Wasisto juga menyebut publik sedang mencari pemimpin yang mengusung narasi populis yang mampu menarik perhatian publik dengan gaya kerakyatan, adaptif, dan membuka diri. Menariknya, narasi populisme seperti ini dinilai berlawanan dengan karakter Prabowo dan justru dimiliki oleh beberapa sosok potensial lainnya, seperti Ganjar Pranowo dan Anies.
Hal tersebut tentu menjadi menarik untuk dianalisis. Mengapa narasi populisme seperti ini dapat menjadi ganjalan Prabowo? Kemudian, faktor-faktor apa saja yang menyebabkannya menjadi ganjalan?
Mengenal Populisme
Populisme mungkin menjadi salah satu istilah politik yang paling populer beberapa tahun belakangan. Kemenangan Donald Trump pada Pilpres Amerika Serikat (AS) tahun 2016 menjadi salah satu tonggak naiknya popularitas gerakan politik yang satu ini.
Populisme sendiri secara sederhana bisa diartikan sebagai gerakan politik yang mengkapitalisasi suara mayoritas masyarakat dan membenturkannya dengan sekelompok elite atau penguasa.
Memang masih banyak perdebatan tentang pengertiannya. Namun, kebanyakan ahli sepakat bahwa gerakan mengkapitalisasi suara mayoritas secara politik untuk melawan kelompok tertentu dan memenangkan pemilu merupakan bagian dari populisme.
Secara spesifik, beberapa pemikir menyebut populisme lebih tepat disebut sebagai strategi politik ketimbang ideologi politik atau ekonomi. Kurt Weyland – seperti dikutip dari tulisan Edward Aspinall – menyebut populisme sebagai strategi politik ketika seorang politisi dengan karakter personal tertentu membangun kekuatan dan dukungan secara langsung tanpa terikat institusi dari sejumlah besar masyarakat yang mayoritas adalah pengikut yang tidak terorganisir. Pada titik ini, populisme memang melewati batasan institusi – entah itu partai politik maupun yang sejenisnya.

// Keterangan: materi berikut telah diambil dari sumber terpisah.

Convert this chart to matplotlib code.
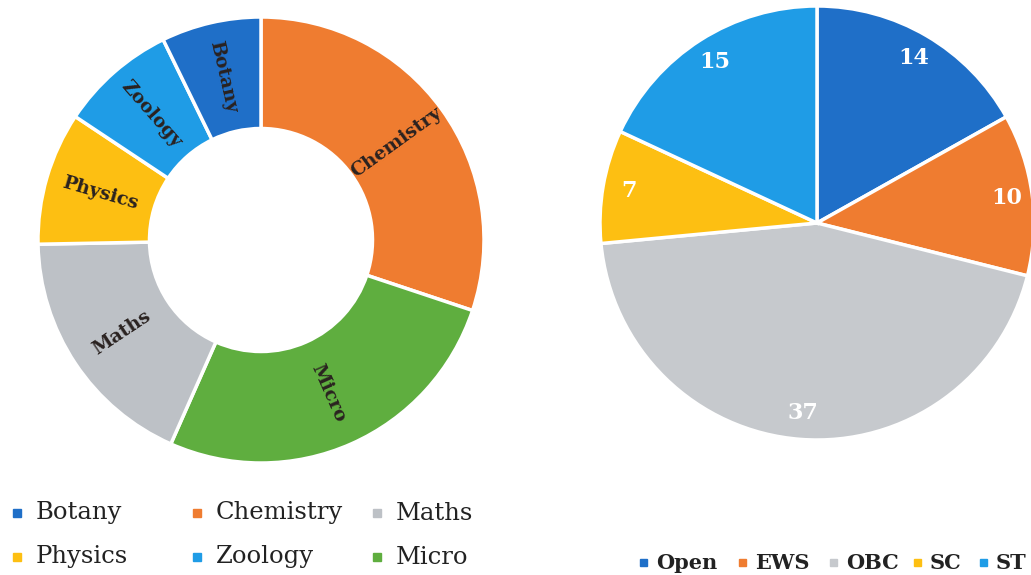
import numpy as np
import matplotlib
matplotlib.use("Agg")
import matplotlib.pyplot as plt
from matplotlib.patches import Rectangle

# Subject-wise split (donut), clockwise from 12 o'clock
subjects = ["Chemistry", "Micro", "Maths", "Physics", "Zoology", "Botany"]
subject_counts = [25, 22, 15, 8, 7, 6]
subject_legend = ["Botany", "Chemistry", "Maths", "Physics", "Zoology", "Micro"]

# Category-wise split (pie), clockwise from 12 o'clock
categories = ["Open", "EWS", "OBC", "SC", "ST"]
category_counts = [14, 10, 37, 7, 15]

colors = {
    "Botany": "#1f6fc8", "Chemistry": "#ef7c30", "Maths": "#bdc1c6",
    "Physics": "#fdbf12", "Zoology": "#1f9ce6", "Micro": "#5fae3f",
    "Open": "#1f6fc8", "EWS": "#ef7c30", "OBC": "#c6c9cd",
    "SC": "#fdbf12", "ST": "#1f9ce6",
}

W, H = 1031, 575
fig = plt.figure(figsize=(W / 100, H / 100), dpi=100)


# Helper: axes placed by pixel centre / radius so radius 1 == r_px
def pie_axes(cx, cy, r_px, pad=12):
    half = r_px + pad
    ax = fig.add_axes([(cx - half) / W, (H - cy - half) / H, 2 * half / W, 2 * half / H])
    return ax, half / r_px


def fix_limits(ax, lim):
    ax.set_xlim(-lim, lim)
    ax.set_ylim(-lim, lim)
    ax.set_aspect("equal")
    ax.axis("off")


# ---- Donut ----
ax1, lim1 = pie_axes(261, 240, 223)
wedges, _ = ax1.pie(subject_counts, colors=[colors[s] for s in subjects],
                    startangle=90, counterclock=False, radius=1,
                    wedgeprops=dict(width=0.5, edgecolor="white", linewidth=2.5))
for w, name in zip(wedges, subjects):
    mid = (w.theta1 + w.theta2) / 2
    r = 0.75
    x, y = r * np.cos(np.radians(mid)), r * np.sin(np.radians(mid))
    rot = mid
    while rot > 90:
        rot -= 180
    while rot <= -90:
        rot += 180
    ax1.text(x, y, name, rotation=rot, ha="center", va="center",
             rotation_mode="anchor",
             fontsize=13.5, fontweight="bold", family="DejaVu Serif", color="#2a2220")
fix_limits(ax1, lim1)

# ---- Pie ----
ax2, lim2 = pie_axes(817, 223, 217)
total = sum(category_counts)
ax2.pie(category_counts, colors=[colors[c] for c in categories],
        startangle=90, counterclock=False, radius=1,
        autopct=lambda p: f"{round(p * total / 100)}", pctdistance=0.88,
        wedgeprops=dict(edgecolor="white", linewidth=2.5),
        textprops=dict(color="white", fontsize=16, fontweight="bold", family="DejaVu Serif"))
fix_limits(ax2, lim2)

# ---- Legends ----
col_x = [17, 197, 377]
row_y = [513, 557]
for i, name in enumerate(subject_legend):
    x, y = col_x[i % 3], row_y[i // 3]
    fig.add_artist(Rectangle(((x - 4) / W, (H - y - 4) / H), 8 / W, 8 / H,
                             transform=fig.transFigure, color=colors[name]))
    fig.text((x + 19) / W, (H - y) / H, name, ha="left", va="center",
             fontsize=17.5, family="DejaVu Serif", color="#222222")

leg_x = [643, 742, 833, 917, 983]
for x, name in zip(leg_x, categories):
    y = 563
    fig.add_artist(Rectangle(((x - 3) / W, (H - y - 3) / H), 7 / W, 7 / H,
                             transform=fig.transFigure, color=colors[name]))
    fig.text((x + 13) / W, (H - y) / H, name, ha="left", va="center",
             fontsize=15, fontweight="bold", family="DejaVu Serif", color="#222222")

fig.savefig("out.png", dpi=100)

Menariknya, jika melihat pada dua kontestasi Pilpres terakhir, baik Jokowi dan Prabowo dianggap sama-sama mengusung narasi populisme – sekalipun di spektrum yang berbeda. Jokowi memang dikenal sebagai tokoh yang populis sejak menjabat sebagai Wali Kota Solo dan Gubernur DKI Jakarta. Sementara, Prabowo juga belakangan diduga “mencoba” menggunakan strategi yang sama saat mengkapitalisasi dukungan politik – misalnya ketika ia bicara tentang “pencurian” kekayaan nasional.
Terkait hal ini, Aspinall dalam Oligharcic Populism: Prabowo Subianto Challenge to Indonesian Democracy memaparkan berbeda dengan Jokowi yang dianggap memainkan narasi populisme di spektrum kiri. Populisme yang dimainkan Prabowo menurut Aspinall cenderung ada di spektrum kanan.
Dua spektrum politik ini memang masih menjadi perdebatan – khususnya apabila berbicara dalam konteks Indonesia. Berbeda dengan AS, misalnya, yang jelas secara kepartaian sudah memberikan distingsi antara Partai Demokrat yang liberal-progresif dengan Partai Republik yang konservatif.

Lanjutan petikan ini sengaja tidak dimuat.